Kinepolis Bruges at the forefront of technology
Visits to cinemas
equipped for digital projection have been one of the basic components
of the course “DigiTraining Plus: New Technologies for European
Cinemas” since the first edition in 2004.
Opened on 7 July 2006, the Bruges Kinepolis,
situated not far from the town centre, offers eight theatres for a total
of 1,605 seats. Three screens are already equipped with digital projectors,
made by Barco, with Dolby servers. As its Manager, Diether Thielemans,
explained, this complex was designed to meet the demands of the contemporary
spectator who looks for ideal conditions for watching the projection of
a film, but also a place to enjoy a communal experience and to be entertained.

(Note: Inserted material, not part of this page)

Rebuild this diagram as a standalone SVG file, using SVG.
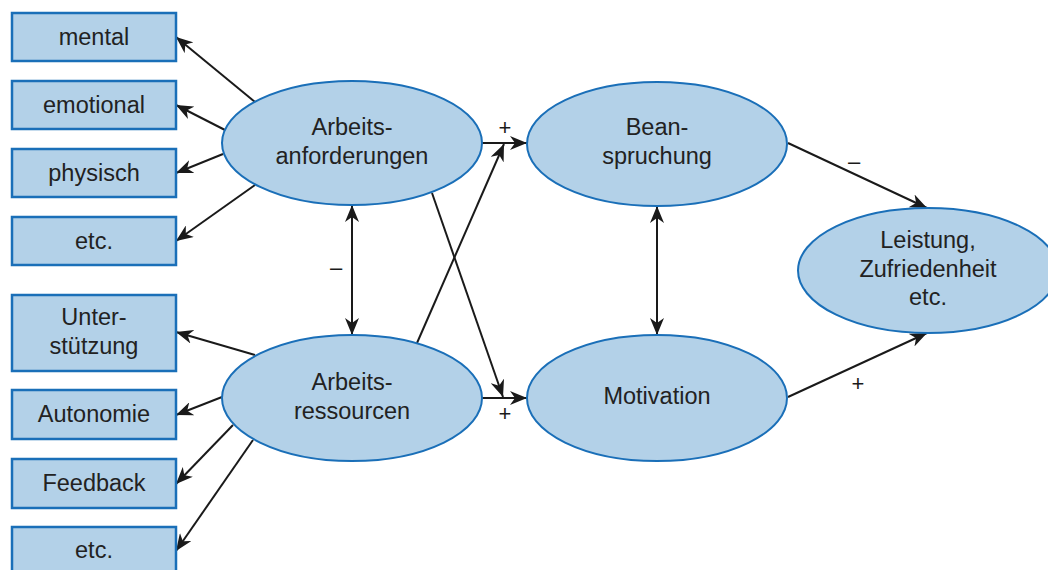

In this perspective it becomes important for the cinema to have spaces
where magazines and dvds or the posters of favourite films can be bought,
or simply spaces to relax in whilst reading a good book or munching popcorn
on a comfortable sofa. To satisfy these demands, the Bruges site offers
the Kinepolis shop together with the CréaCafé, where it
is also possible to buy salads, pizzas and pasta dishes, as well as an
area reserved for play stations, where clients can enjoy playing with
a game pad, whilst waiting for the beginning of a film. Kinepolis also
reserves a digital screen for these games, which gives fans of videogames
the opportunity to compete against one another with the latest models
provided by PS3. The videogame business has, in fact, experienced strong
growth over the last few years: recent surveys show that the play station
has proved to be the favourite form of entertainment with young people.
The technological innovations of these cinemas do not stop here, though.
Ticket purchasing and the choice of seats, for example, can be carried
out either from home, using a system of online payment, or by making use
of the special self-service columns placed in the foyer of the cinema.
This system allows the spectator to avoid long lines at the box office
and the exhibitor to save on staff costs. In addition, a system based
on sensors fitted below the seats allows the box office staff to check
on special monitors to see if the seats sold and the seats occupied actually
coincide. When showing participants at the DGT course how her product
operates, Lzhou Pei-Zhi, Director General of Quick Sensor
NV (the company that supplies the mechanism), stressed both the money
saved and the benefits for the spectator who feels freer of controls.